The Credit Union National Association urged the Financial Accounting Standards Board on Wednesday to abandon its proposal to change the methodology used to determine credit impairment, saying the measure would hurt credit unions and may have unintended consequences.
The FASB has proposed an update to financial reporting on expected credit losses and loans, as well as other assets, held by financial institutions. Under the proposal, a single “expected loss” model would be used to measure credit losses, replacing the multiple impairment models currently accepted as standard.

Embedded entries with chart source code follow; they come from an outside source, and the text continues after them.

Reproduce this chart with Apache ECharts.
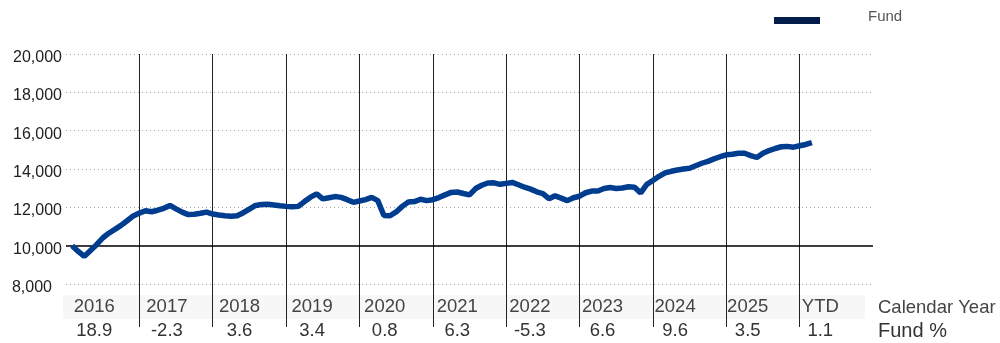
<!DOCTYPE html>
<html><head><meta charset="utf-8">
<script src="https://cdn.jsdelivr.net/npm/echarts@6/dist/echarts.min.js"></script>
<style>html,body{margin:0;padding:0;background:#fff}#c{width:1000px;height:343px}</style>
</head><body><div id="c"></div>
<script>
// Growth of 10,000 — month-end values starting end of Jan 2016 (month index 1)
const growthValues = [
  10000, 9700, 9440, 9750, 10050, 10400, 10650, 10850, 11060, 11300, 11550, 11700,
  11820, 11770, 11850, 11950, 12100, 11920, 11750, 11620, 11640, 11690, 11750, 11650,
  11600, 11560, 11540, 11560, 11720, 11910, 12100, 12150, 12160, 12120, 12080, 12050,
  12030, 12050, 12300, 12530, 12700, 12440, 12500, 12560, 12520, 12400, 12260, 12330,
  12400, 12520, 12350, 11570, 11560, 11760, 12050, 12280, 12300, 12420, 12350, 12400,
  12510, 12650, 12780, 12800, 12720, 12650, 12980, 13150, 13270, 13280, 13200, 13250,
  13300, 13180, 13050, 12950, 12810, 12720, 12450, 12600, 12480, 12350, 12500, 12580,
  12760, 12850, 12850, 12980, 13030, 12980, 13010, 13070, 13050, 12750, 13200, 13400,
  13620, 13800, 13880, 13950, 14000, 14040, 14170, 14300, 14400, 14530, 14640, 14740,
  14770, 14820, 14820, 14700, 14600, 14820, 14960, 15070, 15160, 15180, 15140, 15210,
  15280, 15380
];
const periodLabels = ['2016','2017','2018','2019','2020','2021','2022','2023','2024','2025','YTD'];
const fundReturns = ['18.9','-2.3','3.6','3.4','0.8','6.3','-5.3','6.6','9.6','3.5','1.1'];
const yTicks = [8000, 10000, 12000, 14000, 16000, 18000, 20000];
const rowTitles = ['Calendar Year', 'Fund %'];
const seriesName = 'Fund';

const yMin = yTicks[0], yMax = yTicks[yTicks.length - 1], yStep = yTicks[1] - yTicks[0];
const monthsPerPeriod = 12;
const xMax = periodLabels.length * monthsPerPeriod;
const lineData = growthValues.map((v, i) => [i + 1, v]);
const FONT = '"Liberation Sans", Arial, sans-serif';

const chart = echarts.init(document.getElementById('c'));
chart.setOption({
  animation: false,
  textStyle: { fontFamily: FONT },
  legend: {
    left: 774, top: 9.5, padding: 0,
    icon: 'rect', itemWidth: 46, itemHeight: 7,
    data: [{ name: seriesName, itemStyle: { color: '#021d4b' } }],
    formatter: n => '{a|' + n + '}',
    textStyle: {
      fontSize: 15, color: '#555', fontFamily: FONT,
      rich: { a: { fontSize: 15, color: '#555', fontFamily: FONT, padding: [0, 0, 7, 43] } }
    }
  },
  grid: [
    { left: 66, right: 127, top: 54, height: 230 },
    { left: 58, width: 798.6, top: 294, height: 1 },
    { left: 66, right: 127, top: 54, height: 273 }
  ],
  xAxis: [
    { type: 'value', gridIndex: 0, min: 0, max: xMax, interval: monthsPerPeriod,
      axisLine: { show: false }, axisTick: { show: false }, axisLabel: { show: false }, splitLine: { show: false } },
    { type: 'category', gridIndex: 1, data: periodLabels,
      axisLine: { show: false }, axisTick: { show: false },
      axisLabel: {
        interval: 0, margin: 0,
        formatter: (v, i) => '{y|' + v + '}\n{p|' + fundReturns[i] + '}',
        rich: {
          y: { fontSize: 18.5, lineHeight: 23, color: '#444', fontFamily: FONT },
          p: { fontSize: 18.5, lineHeight: 25, color: '#333', fontFamily: FONT }
        }
      } },
    { type: 'value', gridIndex: 2, min: 0, max: xMax, interval: monthsPerPeriod, z: 3,
      axisLine: { show: false }, axisTick: { show: false }, axisLabel: { show: false },
      splitLine: { show: true, showMinLine: false, showMaxLine: false, lineStyle: { color: '#222', width: 1 } } }
  ],
  yAxis: [
    { type: 'value', gridIndex: 0, min: yMin, max: yMax, interval: yStep,
      axisLine: { show: false }, axisTick: { show: false },
      axisLabel: {
        margin: 4, fontSize: 16, color: '#222', fontFamily: FONT, padding: [7, 0, 0, 0],
        formatter: v => {
          const s = v.toLocaleString('en-US');
          return v === yMin ? '{s|' + s + '}' : s;
        },
        rich: { s: { fontSize: 16, color: '#222', fontFamily: FONT, padding: [0, 10, 0, 0] } }
      },
      splitLine: { show: true, lineStyle: { type: [1, 3], color: '#aaa', width: 1 } } },
    { type: 'value', gridIndex: 1, show: false, min: 0, max: 1 },
    { type: 'value', gridIndex: 2, show: false, min: 0, max: 1 }
  ],
  graphic: [
    { type: 'rect', z: -10, shape: { x: 63, y: 295, width: 802, height: 24 }, style: { fill: '#f7f7f7' } },
    { type: 'text', left: 878, top: 298, style: { text: rowTitles[0], fontSize: 18.5, fill: '#444', fontFamily: FONT } },
    { type: 'text', left: 878, top: 321, style: { text: rowTitles[1], fontSize: 20, fill: '#333', fontFamily: FONT } }
  ],
  series: [{
    name: seriesName, type: 'line', xAxisIndex: 0, yAxisIndex: 0,
    data: lineData, showSymbol: false, symbol: 'none',
    lineStyle: { color: '#003d8f', width: 5.5 }, itemStyle: { color: '#003d8f' }, z: 5,
    markLine: {
      silent: true, symbol: 'none', label: { show: false },
      lineStyle: { color: '#000', type: 'solid', width: 1.5 },
      data: [{ yAxis: 10000 }]
    }
  }]
});
</script></body></html>
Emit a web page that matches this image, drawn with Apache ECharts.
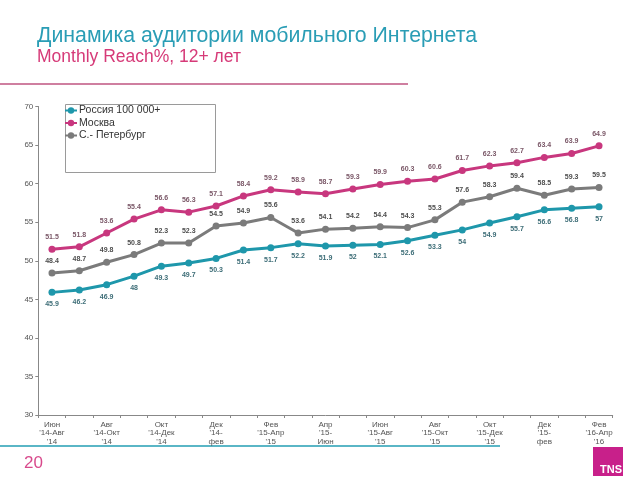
<!DOCTYPE html>
<html>
<head>
<meta charset="utf-8">
<script src="https://cdn.jsdelivr.net/npm/echarts@6/dist/echarts.min.js"></script>
<style>html,body{margin:0;padding:0;background:#fff;}#c{width:640px;height:480px;}</style>
</head>
<body>
<div id="c"></div>
<script>
var categories = [
  "Июн\n'14-Авг\n'14", "Июл\n'14-Сен\n'14", "Авг\n'14-Окт\n'14", "Сен\n'14-Ноя\n'14",
  "Окт\n'14-Дек\n'14", "Ноя\n'14-\nянв", "Дек\n'14-\nфев", "Янв\n'15-Мар\n'15",
  "Фев\n'15-Апр\n'15", "Мар\n'15-Май\n'15", "Апр\n'15-\nИюн", "Май\n'15-\nИюл",
  "Июн\n'15-Авг\n'15", "Июл\n'15-Сен\n'15", "Авг\n'15-Окт\n'15", "Сен\n'15-Ноя\n'15",
  "Окт\n'15-Дек\n'15", "Ноя\n'15-\nянв", "Дек\n'15-\nфев", "Янв\n'16-Мар\n'16",
  "Фев\n'16-Апр\n'16"
];
var russia = [45.9, 46.2, 46.9, 48, 49.3, 49.7, 50.3, 51.4, 51.7, 52.2, 51.9, 52, 52.1, 52.6, 53.3, 54, 54.9, 55.7, 56.6, 56.8, 57];
var moscow = [51.5, 51.8, 53.6, 55.4, 56.6, 56.3, 57.1, 58.4, 59.2, 58.9, 58.7, 59.3, 59.9, 60.3, 60.6, 61.7, 62.3, 62.7, 63.4, 63.9, 64.9];
var spb = [48.4, 48.7, 49.8, 50.8, 52.3, 52.3, 54.5, 54.9, 55.6, 53.6, 54.1, 54.2, 54.4, 54.3, 55.3, 57.6, 58.3, 59.4, 58.5, 59.3, 59.5];
var seriesNames = ["Россия 100 000+", "Москва", "С.- Петербург"];
var yTicks = [30, 35, 40, 45, 50, 55, 60, 65, 70];

var chart = echarts.init(document.getElementById('c'));
function mkSeries(name, data, color, labelColor, pos) {
  return {
    name: name, type: 'line', data: data,
    symbol: 'circle', symbolSize: 7,
    lineStyle: {width: 3, color: color},
    itemStyle: {color: color},
    label: {show: true, position: pos, distance: 5, fontSize: 7, fontWeight: 'bold',
            color: labelColor, fontFamily: 'Liberation Sans'},
    z: 3
  };
}
chart.setOption({
  animation: false,
  backgroundColor: '#fff',
  title: {
    text: 'Динамика аудитории мобильного Интернета',
    subtext: 'Monthly Reach%, 12+ лет',
    left: 37, top: 26, itemGap: 1, padding: 0,
    textStyle: {fontFamily: 'Liberation Sans', fontSize: 21.3, fontWeight: 'normal', color: '#2a9db5'},
    subtextStyle: {fontFamily: 'Liberation Sans', fontSize: 17.5, color: '#d63a78'}
  },
  legend: {
    orient: 'vertical', left: 64, top: 105, padding: 0, itemGap: 1.5,
    itemWidth: 12, itemHeight: 8,
    textStyle: {fontFamily: 'Liberation Sans', fontSize: 10.5, color: '#333', padding: [0,0,0,-3]},
    data: seriesNames
  },
  grid: {left: 38.3, right: 27.3, top: 106.5, bottom: 65, containLabel: false},
  xAxis: {
    type: 'category', data: categories, boundaryGap: true,
    axisLine: {lineStyle: {color: '#888', width: 1}},
    axisTick: {show: true, length: 3, lineStyle: {color: '#888'}, interval: 0},
    axisLabel: {interval: 1, fontSize: 8, color: '#555', lineHeight: 8.7, margin: 5,
                fontFamily: 'Liberation Sans'}
  },
  yAxis: {
    type: 'value', min: yTicks[0], max: yTicks[yTicks.length - 1], interval: 5,
    splitLine: {show: false},
    axisLine: {show: true, lineStyle: {color: '#888', width: 1}},
    axisTick: {show: true, length: 3, lineStyle: {color: '#888'}},
    axisLabel: {fontSize: 8, color: '#555', margin: 5, fontFamily: 'Liberation Sans'}
  },
  series: [
    mkSeries(seriesNames[0], russia, '#1e97ab', '#3d6d77', 'bottom'),
    mkSeries(seriesNames[1], moscow, '#c8377e', '#7a5767', 'top'),
    mkSeries(seriesNames[2], spb, '#7b7b7b', '#4d4d4d', 'top')
  ],
  graphic: [
    {type: 'rect', shape: {x: 65.5, y: 104.5, width: 150, height: 68}, z: 1,
     style: {fill: '#fff', stroke: '#9a9a9a', lineWidth: 1}},
    {type: 'line', shape: {x1: 0, y1: 84, x2: 408, y2: 84}, style: {stroke: '#cf7fa0', lineWidth: 2}},
    {type: 'line', shape: {x1: 0, y1: 446, x2: 500, y2: 446}, style: {stroke: '#5ab6c6', lineWidth: 2}},
    {type: 'text', x: 24, y: 455, style: {text: '20', fontSize: 17, fill: '#d84a8c', fontFamily: 'Liberation Sans'}},
    {type: 'rect', shape: {x: 593, y: 447, width: 30, height: 29}, style: {fill: '#c8208a'}},
    {type: 'text', x: 622, y: 475, style: {text: 'TNS', fontSize: 11, fontWeight: 'bold', fill: '#fff',
      align: 'right', verticalAlign: 'bottom', fontFamily: 'Liberation Sans'}}
  ]
});
</script>
</body>
</html>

“[The proposal is] the most critical regulatory concern credit unions have faced in quite some time, including rules or proposals that have been issued under the Dodd-Frank…Act,” CUNA President and CEO Bill Cheney said in a letter to the FASB.
Under the FASB’s proposal, a reporting entity would be required to estimate cash flows it is unlikely to collect, using all available information.
CUNA expressed concern about the proposal’s ability to meet the board’s objectives, as well as potential reconciliation between it and a proposal by the International Accounting Standards Board.
“Some have concluded that the current methodology for recognizing credit losses did not identify such losses at the largest financial institutions soon enough leading up to and during the financial crisis,” Cheney said. “However, there is no evidence that the current system is not working well for smaller institutions, including credit unions.”
CUNA said that, if abandoning the proposal is not feasible, the FASB should work with credit unions to develop loss reporting standards separate from those for publicly traded firms that will reflect the business model of credit unions.